Atualizado em 21 de agosto de 2013 14:42

Algumas semanas atrás, ouvi numa rádio da capital de São Paulo uma matéria que se apresentou do seguinte modo. Tratava-se de uma reportagem que anunciava um evento que estava para se iniciar num teatro. O que desde logo chamou minha atenção foi que a repórter entrou no ar demonstrando uma ansiedade enorme. Ela falava com grande euforia realçando com muita expectativa o que estava prestes a ocorrer. Narrou que havia centenas de jornalistas no local do evento. Ela disse mais ou menos o seguinte:

"Olha, estou aqui no teatro... Aguardando o início do credenciamento dos jornalistas. Já estão aqui mais de quinhentos. São aguardados cerca de mil de todo o mundo. Há um clima de expectativa muito grande. Eu tentei descobrir alguma coisa sobre o lançamento, mas não consegui. Ninguém conseguiu. É segredo de Estado. Está guardado a sete chaves. Daqui a pouco, vamos adentrar no teatro e vamos nos posicionar. Todos querem pegar um bom lugar..."

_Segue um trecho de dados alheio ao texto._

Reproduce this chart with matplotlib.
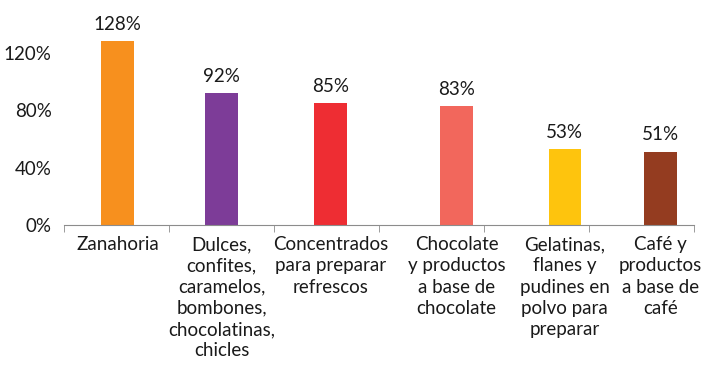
import matplotlib
matplotlib.use('Agg')
from matplotlib import pyplot as plt
import numpy as np

categories = ['Zanahoria',
              'Dulces,\nconfites,\ncaramelos,\nbombones,\nchocolatinas,\nchicles',
              'Concentrados\npara preparar\nrefrescos',
              'Chocolate\ny productos\na base de\nchocolate',
              'Gelatinas,\nflanes y\npudines en\npolvo para\npreparar',
              'Café y\nproductos\na base de\ncafé']
values = [128, 92, 85, 83, 53, 51]
colors = ['#F7901E', '#7D3C98', '#EE2D33', '#F2675C', '#FEC40D', '#943C20']
# bars sit a bit off-centre in their slots in the original
shift = [0.01, 0.0, 0.04, 0.24, 0.27, 0.18]

plt.rcParams['font.family'] = ['Lato', 'DejaVu Sans']
plt.rcParams['font.size'] = 13.5

fig = plt.figure(figsize=(7.09, 3.65), dpi=100)
ax = fig.add_axes([64/709, 140/365, 630/709, 201/365])

x = np.arange(len(values)) + np.array(shift)
bars = ax.bar(x, values, width=0.31, color=colors)
for xi, v in zip(x, values):
    ax.annotate(f'{v}%', (xi, v), xytext=(0, 6), textcoords='offset points',
                ha='center', va='bottom', color='#1a1a1a')

ax.set_xlim(-0.5, 5.5)
ax.set_ylim(0, 140)
ax.set_yticks([0, 40, 80, 120])
ax.set_yticklabels(['0%', '40%', '80%', '120%'])
ax.set_xticks(x)
ax.set_xticklabels(categories, linespacing=1.3, va='top')
ax.set_xticks(np.arange(-0.5, 6, 1), minor=True)

for s in ['top', 'right', 'left']:
    ax.spines[s].set_visible(False)
ax.spines['bottom'].set_color('#8c8c8c')
ax.tick_params(axis='y', length=0, pad=9, colors='#1a1a1a')
ax.tick_params(axis='x', which='major', length=0, pad=8, colors='#1a1a1a')
ax.tick_params(axis='x', which='minor', length=5, color='#8c8c8c')

fig.savefig('out.png', dpi=100)
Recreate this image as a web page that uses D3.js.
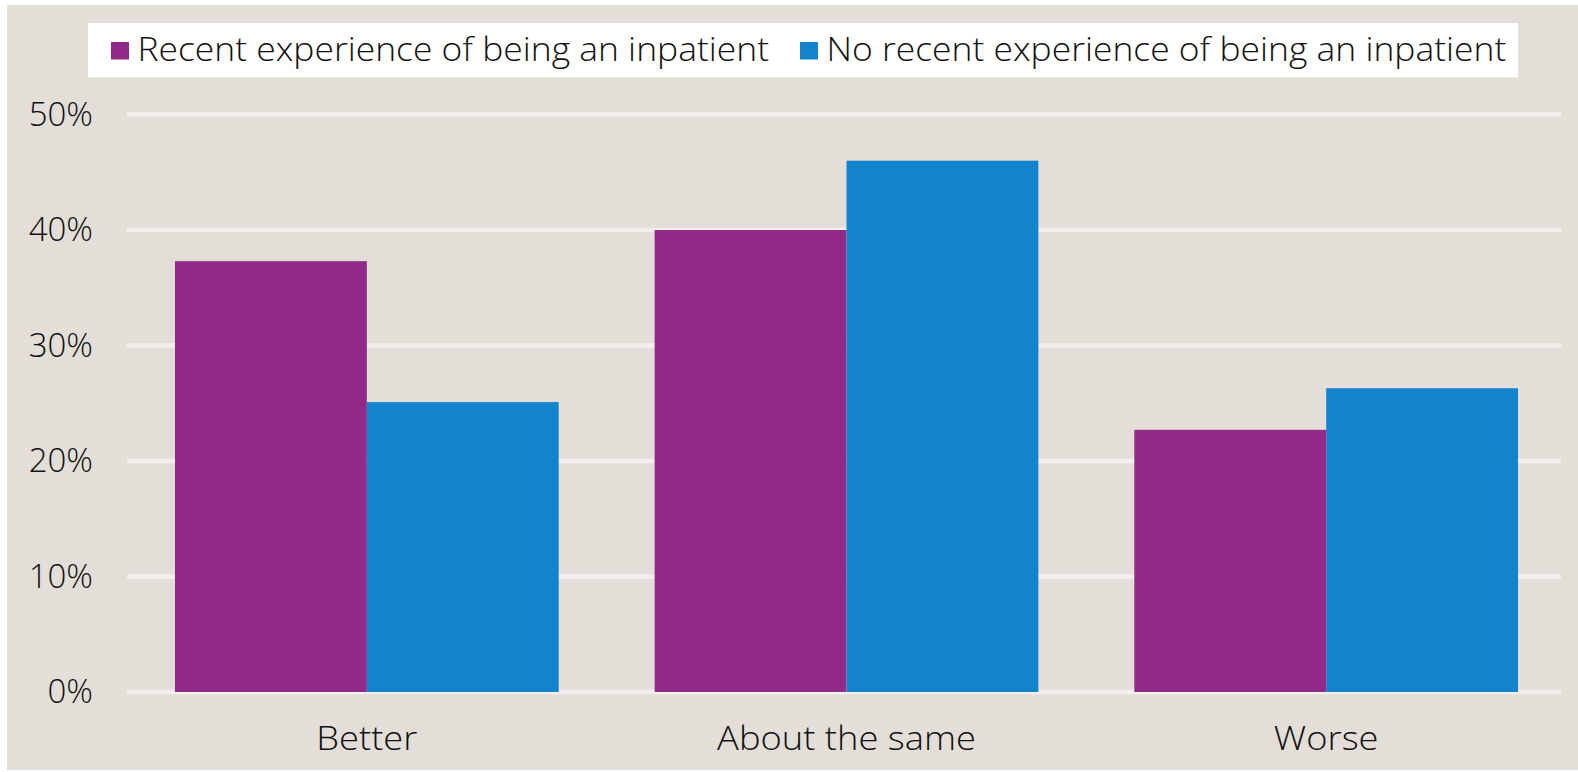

Bem. Eu também fiquei ligado e bateu-me até um certo anseio. Seria o anúncio da descoberta da cura do câncer? Ou a apresentação por cientistas brasileiros da vacina que eliminaria o vírus HIV? Ou, quem sabe, por esses acertos do destino, o governo brasileiro teria conseguido que a paz pudesse ser enfim selada entre palestinos e israelenses que habitam a faixa de Gaza? Fiquei aguardando, pois o que viria era algo muito importante.

Passados alguns intervalos comerciais, a repórter voltou e anunciou do que se tratava: o lançamento do novo iPhone da Apple!

À parte a excelente jogada de marketing, o que se vê é uma das características do jornalismo contemporâneo, a do espetáculo. Aliás, essa é também uma característica da sociedade de consumidores em que vivemos, na qual a velocidade e a superficialidade são marcas importantes e na qual a diversão a qualquer preço impregna quase tudo.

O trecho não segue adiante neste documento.